ソース フィーチャの編集を行うリコンサイルとポスト
上の各シナリオでは、ソース フィーチャを編集せずにネットワーク データセットを構築する処理に注目しました。次のシナリオでは、ソース フィーチャの編集が行われ、結果として発生したダーティ エリアが削除されます。
シナリオ 4: 親バージョンと子バージョンで異なるソース フィーチャの編集
このシナリオでは、子バージョンの作成前にネットワークが構築されます。子バージョンの作成後、道路のソース フィーチャクラスが編集され、マップの南側に道路が追加されます。その間に親バージョンが編集され、北側に道路が追加されます。これにより、これら 2 つのバージョンにはマップの相対する側にダーティ エリアができます。リコンサイル プロセスにより、編集内容と関連するダーティ エリアが子バージョンに移されます。ここでネットワークが構築されるため、ネットワークはダーティ エリアがない状態で親バージョンにポストできます。

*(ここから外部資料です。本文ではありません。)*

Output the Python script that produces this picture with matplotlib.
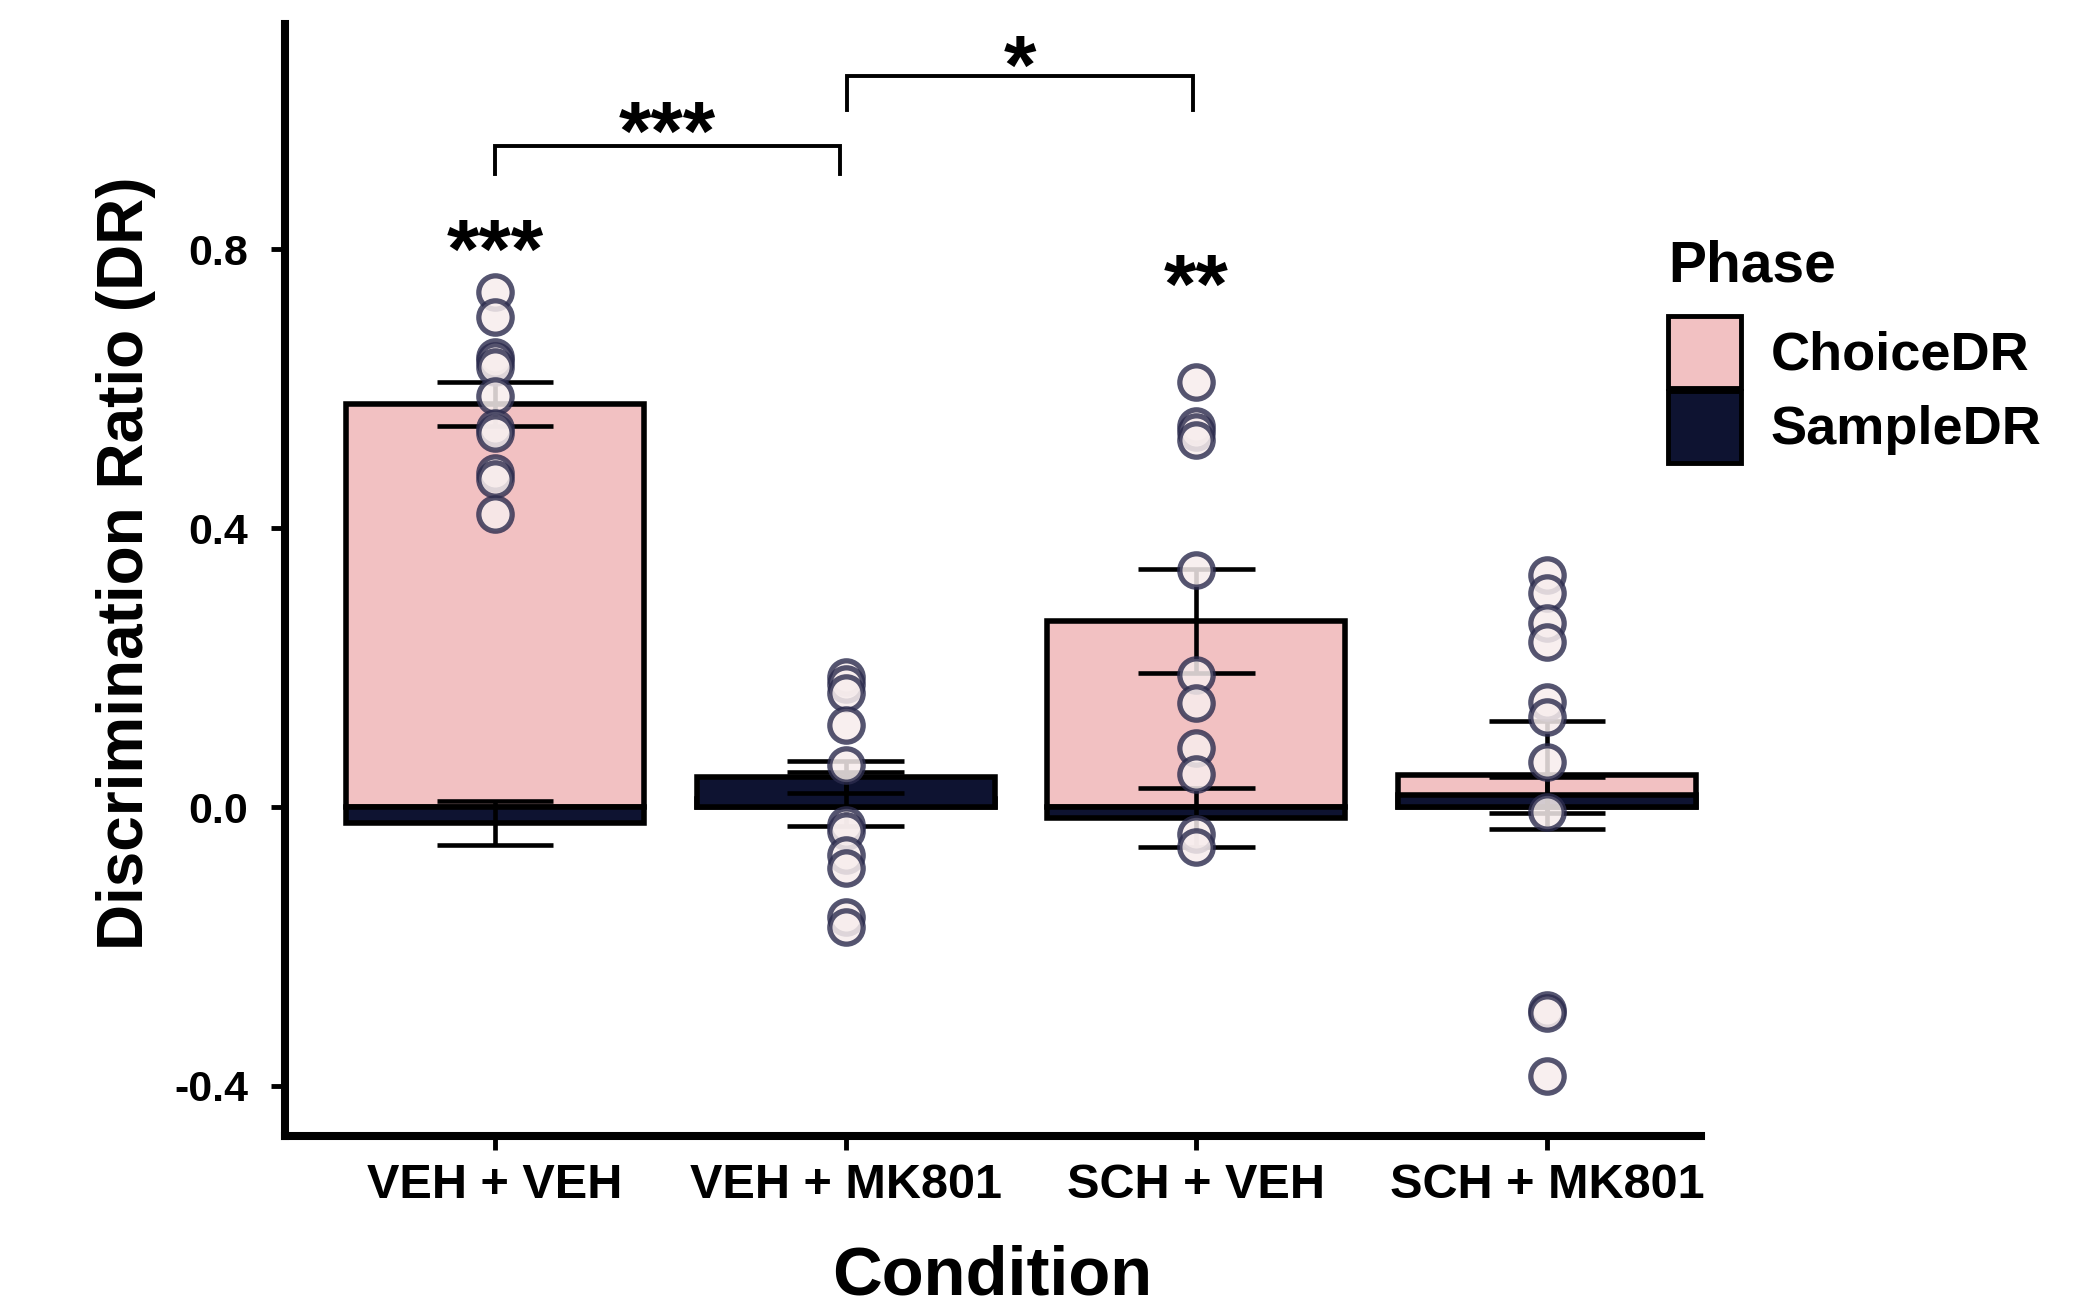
import matplotlib
matplotlib.use("Agg")
import matplotlib.pyplot as plt
from matplotlib.patches import Patch
import numpy as np

# ---------------- data ----------------
conditions = ["VEH + VEH", "VEH + MK801", "SCH + VEH", "SCH + MK801"]
phases = ["ChoiceDR", "SampleDR"]
choice_mean = [0.578, 0.012, 0.267, 0.046]
choice_se = [0.031, 0.039, 0.075, 0.077]
sample_mean = [-0.023, 0.043, -0.015, 0.017]
sample_se = [0.031, 0.023, 0.042, 0.026]

choice_veh_veh = [0.738, 0.703, 0.646, 0.639, 0.631, 0.589, 0.543, 0.536, 0.479, 0.471, 0.421]
choice_veh_mk801 = [0.187, 0.177, 0.163, 0.118, 0.060, -0.026, -0.035, -0.069, -0.088, -0.157, -0.172]
choice_sch_veh = [0.610, 0.546, 0.538, 0.527, 0.340, 0.189, 0.149, 0.084, 0.048, -0.038, -0.057]
choice_sch_mk801 = [0.333, 0.307, 0.264, 0.237, 0.151, 0.129, 0.065, -0.007, -0.291, -0.295, -0.385]

yticks = [-0.4, 0.0, 0.4, 0.8]
group_stars = ["***", "", "**", ""]
pair_tests = [(0, 1, "***"), (1, 2, "*")]

# ---------------- style ----------------
plt.rcParams["font.family"] = ["Liberation Sans", "DejaVu Sans"]
plt.rcParams["font.weight"] = "bold"

PINK = "#F2C1C2"
NAVY = "#0E1331"
PT_FACE = (0.97, 0.93, 0.93, 0.85)
PT_EDGE = (0.17, 0.17, 0.30, 0.80)

fig = plt.figure(figsize=(20.75, 13.05), dpi=100)
ax = fig.add_axes([284.5 / 2075, 1 - 1135.5 / 1305, (1700.6 - 284.5) / 2075, (1135.5 - 24) / 1305])

x = np.arange(len(conditions))
bw = 0.85

ax.bar(x, choice_mean, width=bw, color=PINK, edgecolor="black", linewidth=4, zorder=2)
ax.bar(x, sample_mean, width=bw, color=NAVY, edgecolor="black", linewidth=4, zorder=3)

cap = 0.166
for means, ses in [(choice_mean, choice_se), (sample_mean, sample_se)]:
    m = np.array(means)
    s = np.array(ses)
    ax.vlines(x, m - s, m + s, color="black", linewidth=3.3, zorder=4)
    ax.hlines(m + s, x - cap, x + cap, color="black", linewidth=3.3, zorder=4)
    ax.hlines(m - s, x - cap, x + cap, color="black", linewidth=3.3, zorder=4)

for i, pts in enumerate([choice_veh_veh, choice_veh_mk801, choice_sch_veh, choice_sch_mk801]):
    ax.plot(np.full(len(pts), x[i]), pts, "o", ms=24, mfc=PT_FACE, mec=PT_EDGE, mew=3.8,
            linestyle="none", zorder=5)

# significance annotations
STAR_FS = 60
def star(xc, yc, s):
    ax.annotate(s, xy=(xc, yc), xytext=(0, -0.50 * STAR_FS), textcoords="offset points",
                ha="center", va="baseline", fontsize=STAR_FS, fontweight="bold",
                annotation_clip=False, zorder=6)

star(x[0], 0.818, group_stars[0])
star(x[2], 0.768, group_stars[2])

brackets = [(0.0, 0.985, 0.948, 0.908, 0.988), (1.005, 1.99, 1.049, 0.999, 1.083)]
for (a, b, s), (x0, x1, ytop, ytip, ystar) in zip(pair_tests, brackets):
    ax.plot([x0, x0, x1, x1], [ytip, ytop, ytop, ytip], color="black", linewidth=2.8,
            solid_joinstyle="miter", clip_on=False, zorder=6)
    star((x0 + x1) / 2, ystar, s)

# axes
ax.set_xlim(-0.6, 3.438)
ax.set_ylim(-0.471, 1.123)
ax.set_xticks(x)
ax.set_xticklabels(conditions, fontsize=35, fontweight="bold")
ax.set_yticks(yticks)
ax.set_yticklabels([f"{v:.1f}" for v in yticks], fontsize=31, fontweight="bold")
ax.tick_params(axis="both", length=10, width=3.5, color="black")
ax.tick_params(axis="y", pad=16)
ax.tick_params(axis="x", pad=10)
for sp in ["top", "right"]:
    ax.spines[sp].set_visible(False)
for sp in ["left", "bottom"]:
    ax.spines[sp].set_linewidth(5.8)
    ax.spines[sp].set_capstyle("projecting")

ax.set_xlabel("Condition", fontsize=49.5, fontweight="bold", va="center")
ax.xaxis.set_label_coords(0.5, -0.127)
ax.set_ylabel("Discrimination Ratio (DR)", fontsize=46, fontweight="bold", va="center")
ax.yaxis.set_label_coords(-0.112, 0.515)

handles = [Patch(facecolor=PINK, edgecolor="black", linewidth=3.5),
           Patch(facecolor=NAVY, edgecolor="black", linewidth=3.5)]
leg = fig.legend(handles, phases, loc="upper left", bbox_to_anchor=(1668 / 2075, 1 - 239 / 1305),
                 frameon=False, fontsize=39, title="Phase",
                 title_fontproperties={"size": 41, "weight": "bold"},
                 handlelength=1.35, handleheight=1.67, handletextpad=0.55, labelspacing=0.05,
                 borderpad=0, borderaxespad=0, alignment="left")
for t in leg.get_texts():
    t.set_fontweight("bold")
leg._legend_box.sep = 16.5

fig.savefig("out.png", dpi=100)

上の図のネットワーク データセットは、リコンサイルの直前には親バージョンでも子バージョンでも構築されていません。しかし、この時点で両バージョンで構築されていた場合は、次の図のように、リコンサイルによってマップの南側にダーティ エリアが再び作成されます。これは、リコンサイル プロセスによって親バージョンの状態が子バージョン内で可視化され、マージ プロセスが発生するためです。子バージョンの編集は、親バージョンにとって新しいものになるため、これらの編集の接続性を、リコンサイルした親データで再構築する必要があります。
シナリオ 5: 親バージョンと子バージョンで交差する新しいソース フィーチャ
このシナリオでは、子および親のソース フィーチャを編集した後でネットワーク データセットを再構築する必要がある別の理由を説明します。ここでは、親バージョンと子バージョンで行われた変更が交差しています。ネットワークのそれぞれのバージョンがクリーンであっても、リコンサイルによってダーティ エリアが作成されます。これは、交差するフィーチャの接続性を決定する必要があるからです。